MINNEAPOLIS, MN – On Thursday – Halloween – evening, Minnesotans protested at the house of David MacLennan, the chief executive officer of Cargill, the multinational agriculture commodities trader based in Wayzata, MN. Protesters organized with Northfield Against Line 3 staged a “funeral for the earth,” stressing the role of Cargill in the ongoing destruction of the Amazon rainforest. Across huge expanses of the Brazilian Amazon and the adjacent Cerrado savannah, fires continue to rage.

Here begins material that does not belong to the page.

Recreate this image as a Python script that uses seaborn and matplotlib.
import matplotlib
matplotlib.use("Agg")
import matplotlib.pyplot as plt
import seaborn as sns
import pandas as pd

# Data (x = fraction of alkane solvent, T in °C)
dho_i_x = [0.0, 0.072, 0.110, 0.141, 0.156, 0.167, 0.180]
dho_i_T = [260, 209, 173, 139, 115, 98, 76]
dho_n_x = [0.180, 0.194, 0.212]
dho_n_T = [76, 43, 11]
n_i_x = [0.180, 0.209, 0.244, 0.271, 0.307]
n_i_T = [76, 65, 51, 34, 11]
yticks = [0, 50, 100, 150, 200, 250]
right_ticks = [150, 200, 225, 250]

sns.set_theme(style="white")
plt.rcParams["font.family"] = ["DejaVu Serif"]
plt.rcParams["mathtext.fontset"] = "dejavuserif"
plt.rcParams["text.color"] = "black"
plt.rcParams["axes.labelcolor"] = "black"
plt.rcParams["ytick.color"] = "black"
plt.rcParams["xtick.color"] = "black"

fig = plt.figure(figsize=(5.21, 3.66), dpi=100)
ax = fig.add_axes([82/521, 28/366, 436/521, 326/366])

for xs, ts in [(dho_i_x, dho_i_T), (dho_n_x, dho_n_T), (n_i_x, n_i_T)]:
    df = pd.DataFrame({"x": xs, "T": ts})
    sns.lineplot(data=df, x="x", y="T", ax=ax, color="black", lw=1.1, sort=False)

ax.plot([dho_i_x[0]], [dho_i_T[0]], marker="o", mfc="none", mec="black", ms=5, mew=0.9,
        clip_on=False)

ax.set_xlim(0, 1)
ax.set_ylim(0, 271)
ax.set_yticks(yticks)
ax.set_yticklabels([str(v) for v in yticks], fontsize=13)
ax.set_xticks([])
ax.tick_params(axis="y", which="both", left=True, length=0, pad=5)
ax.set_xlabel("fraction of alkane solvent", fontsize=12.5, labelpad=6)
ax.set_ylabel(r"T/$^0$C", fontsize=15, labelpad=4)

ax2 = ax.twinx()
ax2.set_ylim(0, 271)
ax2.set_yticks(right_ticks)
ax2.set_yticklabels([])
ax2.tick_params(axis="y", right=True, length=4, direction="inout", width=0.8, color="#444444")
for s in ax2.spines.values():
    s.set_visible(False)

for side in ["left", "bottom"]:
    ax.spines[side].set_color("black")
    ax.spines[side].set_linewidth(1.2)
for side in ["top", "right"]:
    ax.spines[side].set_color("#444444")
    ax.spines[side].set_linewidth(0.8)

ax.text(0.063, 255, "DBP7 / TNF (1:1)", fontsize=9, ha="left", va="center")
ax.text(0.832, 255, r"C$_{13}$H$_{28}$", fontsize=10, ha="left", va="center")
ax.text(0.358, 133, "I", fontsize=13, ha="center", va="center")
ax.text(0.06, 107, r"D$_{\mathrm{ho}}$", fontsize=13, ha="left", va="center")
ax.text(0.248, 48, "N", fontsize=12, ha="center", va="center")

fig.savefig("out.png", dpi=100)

“I’m here to fight for the planet and Indigenous rights,” said Michelle Wenderlich. “Cargill is a commodities trader, and they trade in embargoed Brazilian soy and beef which comes from illegally deforestated areas that directly threaten the existence, rights, and land of Indigenous people.”
Brazil’s economy has long relied on agriculture commodity exports. It is one of the world’s biggest producers of soy and beef. Cargill is one of the major commodities traders that trades with Brazilian agroindustry actors and works with financial institutions such as JPMorgan Chase and BlackRock that provide foreign capital. In the pursuit of profits, Cargill facilitates the destruction of the Amazon for soy and beef production.

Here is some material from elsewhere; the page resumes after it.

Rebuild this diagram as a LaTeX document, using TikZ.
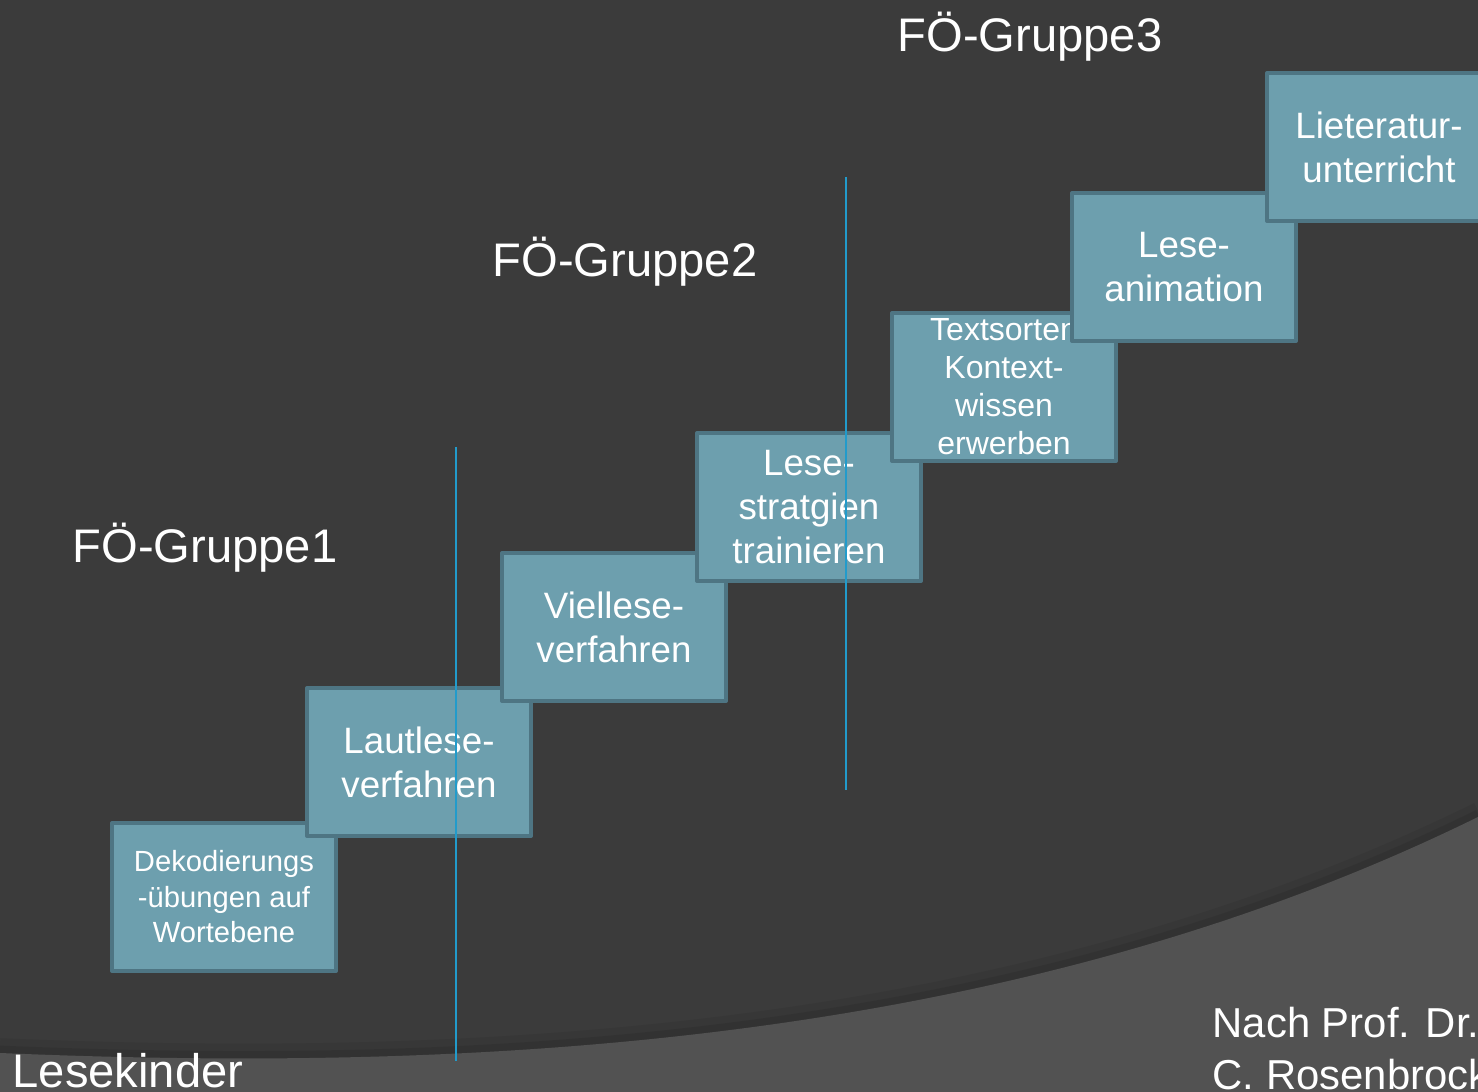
\documentclass[tikz,border=0pt]{standalone}
\usepackage{fontspec}
\setmainfont{Liberation Sans}
\definecolor{hgdunkel}{HTML}{3B3B3B}
\definecolor{hghell}{HTML}{525252}
\definecolor{stufenfarbe}{HTML}{6D9FAE}
\definecolor{stufenrand}{HTML}{4E7583}
\definecolor{trennfarbe}{HTML}{229BCB}
\tikzset{
  stufe/.style={draw=stufenrand,fill=stufenfarbe,line width=1.1pt,minimum width=2.24cm,
    minimum height=1.48cm,inner sep=0pt,align=center,text=white,
    font=\fontsize{10.44}{12.5}\selectfont},
  gruppe/.style={anchor=base west,inner sep=0pt,text=white,font=\fontsize{13.4}{16}\selectfont},
  quelle/.style={anchor=base west,inner sep=0pt,text=white,font=\fontsize{11.9}{15}\selectfont},
  grenze/.style={draw=trennfarbe,line width=0.6pt}
}
\begin{document}
\begin{tikzpicture}[x=0.01cm,y=-0.01cm,line join=round]
		\useasboundingbox (0,0) rectangle (1478,1092);
		\clip (0,0) rectangle (1478,1092);
		% Hintergrund
		\fill[hgdunkel] (0,0) rectangle (1478,1092);
		\draw[black,opacity=0.06,line width=5pt] (0,1047) .. controls (450,1066) and (1000,1046) .. (1478,811);
		\draw[black,opacity=0.08,line width=2.5pt] (0,1050) .. controls (450,1069) and (1000,1049) .. (1478,814);
		\fill[hghell] (0,1053) .. controls (450,1072) and (1000,1052) .. (1478,817) -- (1478,1092) -- (0,1092) -- cycle;
		% Treppe
		\node[stufe,font=\fontsize{8.3}{10.1}\selectfont] (s1) at (224,897) {Dekodierungs\\-übungen auf\\Wortebene};
		\node[stufe] (s2) at (419,762) {Lautlese-\\verfahren};
		\node[stufe] (s3) at (614,627) {Viellese-\\verfahren};
		\node[stufe] (s4) at (809,507) {Lese-\\stratgien\\trainieren};
		\node[stufe,font=\fontsize{9.1}{10.8}\selectfont] (s5) at (1004,387) {Textsorten\\Kontext-\\wissen\\erwerben};
		\node[stufe] (s6) at (1184,267) {Lese-\\animation};
		\node[stufe] (s7) at (1379,147) {Lieteratur-\\unterricht};
		% Beschriftung
		\node[gruppe] (g1) at (72,563) {FÖ-Gruppe1};
		\node[gruppe] (g2) at (492,277) {FÖ-Gruppe2};
		\node[gruppe] (g3) at (897,52) {FÖ-Gruppe3};
		\node[gruppe] (kinder) at (12,1088) {Lesekinder};
		\node[quelle] (q1) at (1212,1038) {Nach Prof. Dr.};
		\node[quelle] (q2) at (1212,1090) {C. Rosenbrock};
		% Grenzen
		\coordinate (t1o) at (456,447);
		\coordinate (t1u) at (456,1061);
		\coordinate (t2o) at (846,177);
		\coordinate (t2u) at (846,790);
		\draw[grenze] (t1o) -- (t1u) (t2o) -- (t2u);
\end{tikzpicture}
\end{document}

Cargill has previously “pledged to eliminate deforestation” and committed to cleaning up its supply chains. In July 2019, the advocacy group Mighty Earth reported that Cargill’s trading remains “closely associated with deforestation.” In 2018, Cargill was among a handful of multinational companies fined millions for buying soy from land that had been embargoed for illegal deforestation in Brazil.

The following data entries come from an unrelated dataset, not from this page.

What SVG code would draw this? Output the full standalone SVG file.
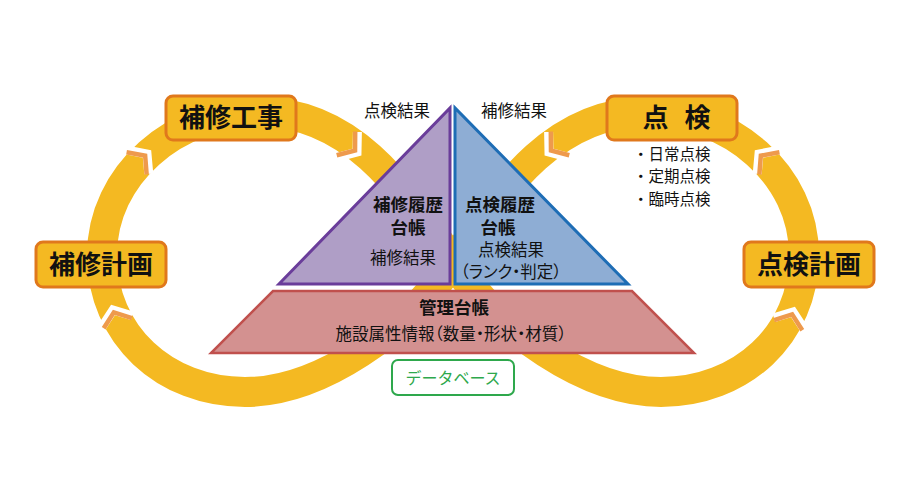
<svg xmlns="http://www.w3.org/2000/svg" xmlns:xlink="http://www.w3.org/1999/xlink" width="900" height="500" viewBox="0 0 900 500">
<style>
  text { font-family: "Noto Sans CJK JP", "Noto Sans CJK SC", sans-serif; fill: #111; }
  .box { fill: #F4B922; stroke: #E0781C; stroke-width: 3; }
  .boxtxt { font-size: 26px; font-weight: bold; text-anchor: middle; }
  .lbl { font-size: 16.5px; }
  .lst { font-size: 15.5px; }
  .mid { text-anchor: middle; }
  .hd { font-size: 17.5px; font-weight: bold; text-anchor: middle; }
  .palt { font-feature-settings: "palt"; }
  .ring { fill: none; stroke: #F4B922; stroke-width: 30; }
</style>
<defs>
  <g id="chev">
    <polyline points="-12,-16 0,0 -12,16" fill="none" stroke="#ffffff" stroke-width="9"/>
    <polyline points="-14,-15 -2.5,0 -14,15" fill="none" stroke="#EE9A4D" stroke-width="4.5"/>
  </g>
</defs>
<rect width="900" height="500" fill="#ffffff"/>

<g id="connectors">
  <path class="ring" d="M453,262 C413,205 360,112 260,112 C175,112 102,175 102,255 C102,335 165,392 245,392 C320,392 408,330 453,262 C493,205 546,112 646,112 C731,112 804,175 804,255 C804,335 741,392 661,392 C586,392 498,330 453,262 Z"/>
  <use xlink:href="#chev" transform="translate(357,152) rotate(38)"/>
  <use xlink:href="#chev" transform="translate(147,154) rotate(-42)"/>
  <use xlink:href="#chev" transform="translate(113,310) rotate(-110)"/>
  <use xlink:href="#chev" transform="translate(549,152) rotate(142)"/>
  <use xlink:href="#chev" transform="translate(759,154) rotate(-138)"/>
  <use xlink:href="#chev" transform="translate(793,312) rotate(-70)"/>
</g>

<g id="label-tenken-kekka">
  <text class="lbl mid" x="397" y="117">点検結果</text>
</g>
<g id="label-hoshu-kekka">
  <text class="lbl mid" x="514" y="117">補修結果</text>
</g>

<g id="hoshu-rireki">
  <polygon points="279,284 450,108 450,284" fill="#AF9EC6" stroke="#6A3D9A" stroke-width="3"/>
  <text class="hd" x="408" y="211">補修履歴</text>
  <text class="hd" x="408" y="234">台帳</text>
  <text class="lbl mid" x="403" y="264">補修結果</text>
</g>

<g id="tenken-rireki">
  <polygon points="455,108 455,284 628,284" fill="#8EADD4" stroke="#1E6DB5" stroke-width="3"/>
  <text class="hd" x="500" y="211">点検履歴</text>
  <text class="hd" x="498" y="234">台帳</text>
  <text class="lbl mid" x="511" y="256">点検結果</text>
  <text class="lbl mid palt" x="511" y="278">（ランク・判定）</text>
</g>

<g id="kanri-daicho">
  <polygon points="273,291 632,291 694,353 211,353" fill="#D39190" stroke="#C0504D" stroke-width="2.5"/>
  <text class="hd" x="454" y="314">管理台帳</text>
  <text class="lbl mid palt" x="451" y="340">施設属性情報（数量・形状・材質）</text>
</g>

<g id="database">
  <rect x="392" y="360" width="122" height="35" rx="6" fill="#ffffff" stroke="#2EA84C" stroke-width="2"/>
  <text class="mid" x="453" y="384" style="font-size:16px; fill:#2EA84C">データベース</text>
</g>

<g id="hoshu-koji">
  <rect class="box" x="166" y="96" width="130" height="44" rx="7"/>
  <text class="boxtxt" x="231" y="127">補修工事</text>
</g>

<g id="hoshu-keikaku">
  <rect class="box" x="36" y="242" width="130" height="45" rx="7"/>
  <text class="boxtxt" x="101" y="274">補修計画</text>
</g>

<g id="tenken">
  <rect class="box" x="607" y="96" width="130" height="44" rx="7"/>
  <text class="boxtxt" x="674" y="127" style="letter-spacing:-5px">点　検</text>
</g>

<g id="tenken-keikaku">
  <rect class="box" x="744" y="242" width="130" height="45" rx="7"/>
  <text class="boxtxt" x="809" y="274">点検計画</text>
</g>

<g id="tenken-list">
  <text class="lst" x="633" y="159.5">・日常点検</text>
  <text class="lst" x="633" y="182">・定期点検</text>
  <text class="lst" x="633" y="204.5">・臨時点検</text>
</g>
</svg>
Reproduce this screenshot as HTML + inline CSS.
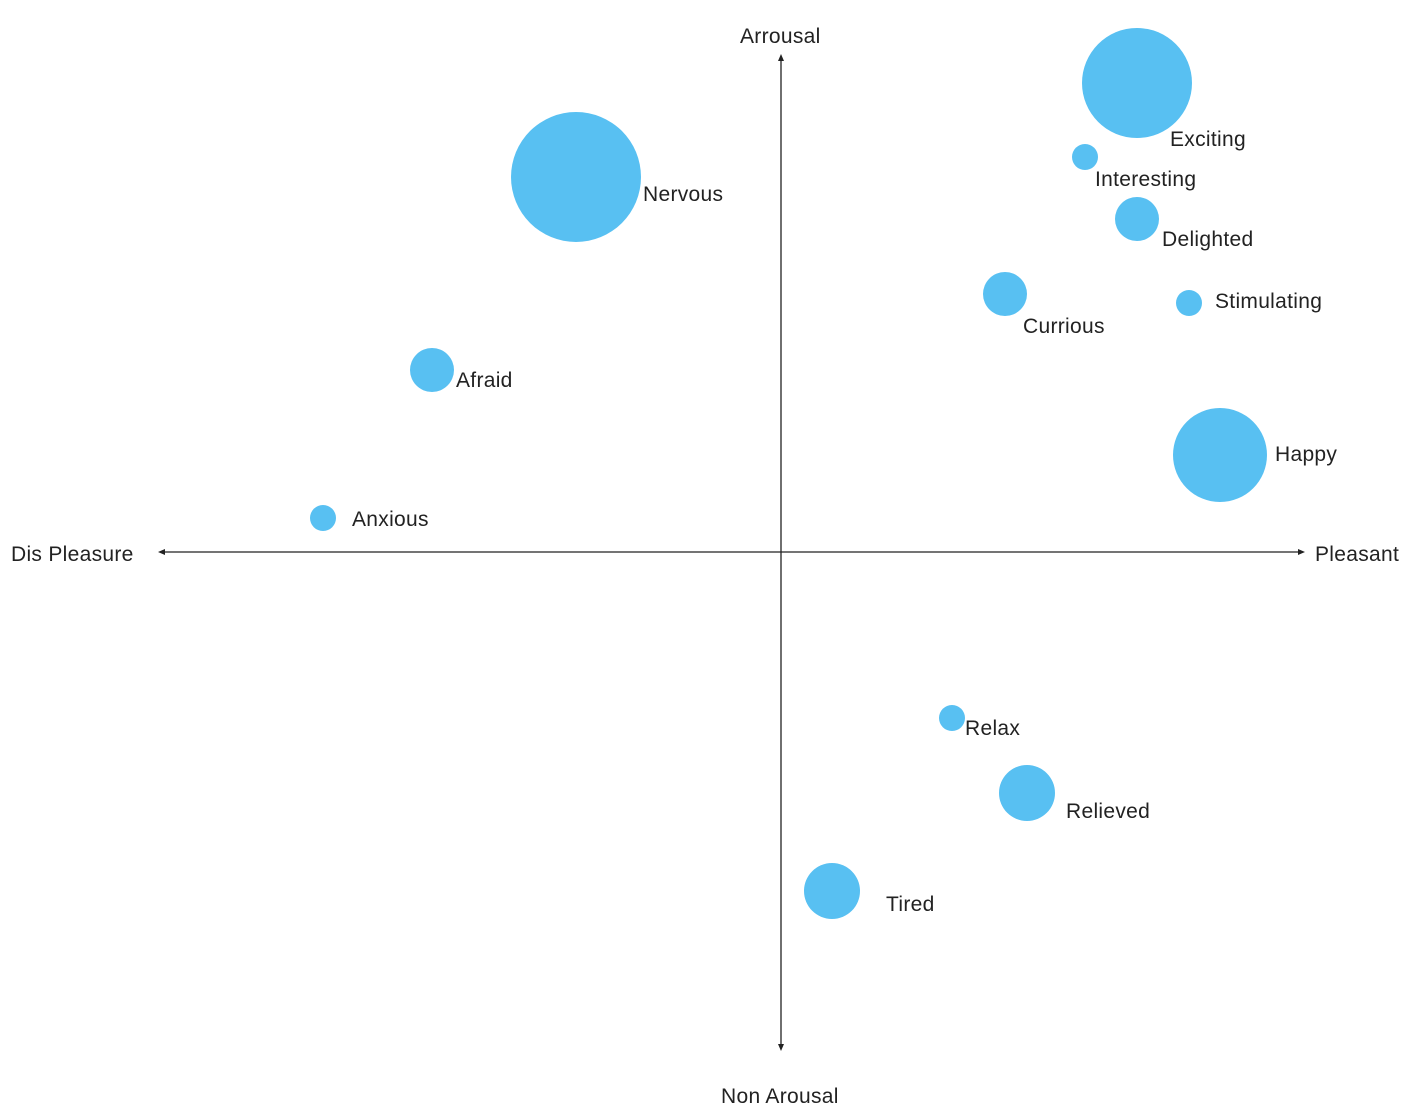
<!DOCTYPE html>
<html><head><style>
html,body{margin:0;padding:0;background:#fff;}
svg{display:block;}
text{font-family:"Liberation Sans",sans-serif;font-size:21px;letter-spacing:0.3px;fill:#222;}
</style></head><body>
<svg width="1417" height="1115" viewBox="0 0 1417 1115">
<g stroke="#222" stroke-width="1.3">
<line x1="161" y1="552" x2="1302" y2="552"/>
<line x1="781" y1="58" x2="781" y2="1048"/>
</g>
<g fill="#222">
<polygon points="158,552 165,549 165,555"/>
<polygon points="1305,552 1298,549 1298,555"/>
<polygon points="781,54 778,61 784,61"/>
<polygon points="781,1051 778,1044 784,1044"/>
</g>
<g fill="#58c0f2">
<circle cx="1137" cy="83" r="55"/>
<circle cx="1085" cy="157" r="13"/>
<circle cx="1137" cy="219" r="22"/>
<circle cx="1005" cy="294" r="22"/>
<circle cx="1189" cy="303" r="13"/>
<circle cx="576" cy="177" r="65"/>
<circle cx="432" cy="370" r="22"/>
<circle cx="323" cy="518" r="13"/>
<circle cx="1220" cy="455" r="47"/>
<circle cx="952" cy="718" r="13"/>
<circle cx="1027" cy="793" r="28"/>
<circle cx="832" cy="891" r="28"/>
</g>
<text x="740" y="43">Arrousal</text>
<text x="721" y="1103">Non Arousal</text>
<text x="11" y="561">Dis Pleasure</text>
<text x="1315" y="561">Pleasant</text>
<text x="1170" y="146">Exciting</text>
<text x="1095" y="186">Interesting</text>
<text x="1162" y="246">Delighted</text>
<text x="1023" y="333">Currious</text>
<text x="1215" y="308">Stimulating</text>
<text x="643" y="201">Nervous</text>
<text x="456" y="387">Afraid</text>
<text x="352" y="526">Anxious</text>
<text x="1275" y="461">Happy</text>
<text x="965" y="735">Relax</text>
<text x="1066" y="818">Relieved</text>
<text x="886" y="911">Tired</text>
</svg>
</body></html>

Protesters drew attention to the role of David MacLennan in determining Cargill’s policies. In a speech outside MacLennan’s house, Revmira Beeby said that “Corporations are just intangible entities. It’s the handful of top executives and the Cargill family in charge of Cargill that are directly responsible for Cargill’s policies. CEO David MacLennan is personally responsible for the burning of the Amazon rainforest and the threatening of Indigenous peoples and their land. Cargill’s corruption and inaction is what brings us here – outside the home of MacLennan to hold him accountable.”
2019 has seen a record number of wildfires raging in protected areas of the Brazilian Amazon, with the Kayapó and Munduruku indigenous territories among the worst hit. The fires are no accident. The Bolsonaro regime is actively encouraging guerilla farmers, loggers and miners to invade and burn indigenous territories so that they can be stolen for global commodities trading purposes such as with Cargill. This is part of an explicit campaign of indigenous genocide and ecocide. Bolsonaro has explicitly admitted that “the recognition of indigenous land is an obstacle to agribusiness.” 
To enact this agenda, Bolsonaro has rolled back environmental protections and attacked Indigenous peoples’ and Afro-Brazilians’ constitutionally-guaranteed right to the land. Spurred on by these actions, land grabbers and plantation owners working with Cargill have intentionally set wildfires to clear the forests. Cargill is working with the Bolsonaro regime and is purchasing from these embargoed areas, and is thus directly supporting this practice.
When asked about their role in organizing the event, Jonathan Chen said, “I’m with Northfield Against Line 3 and we organize against Enbridge’s Line 3 tar sands pipeline in northern Minnesota. The issues echo each other: Enbridge is clear-cutting the proposed route ahead of necessary permits and without consent in Indigenous territories up north, and are threatening Indigenous peoples and their sovereignty. We see similar violence being waged by Cargill, which is why we organized this event in solidarity.”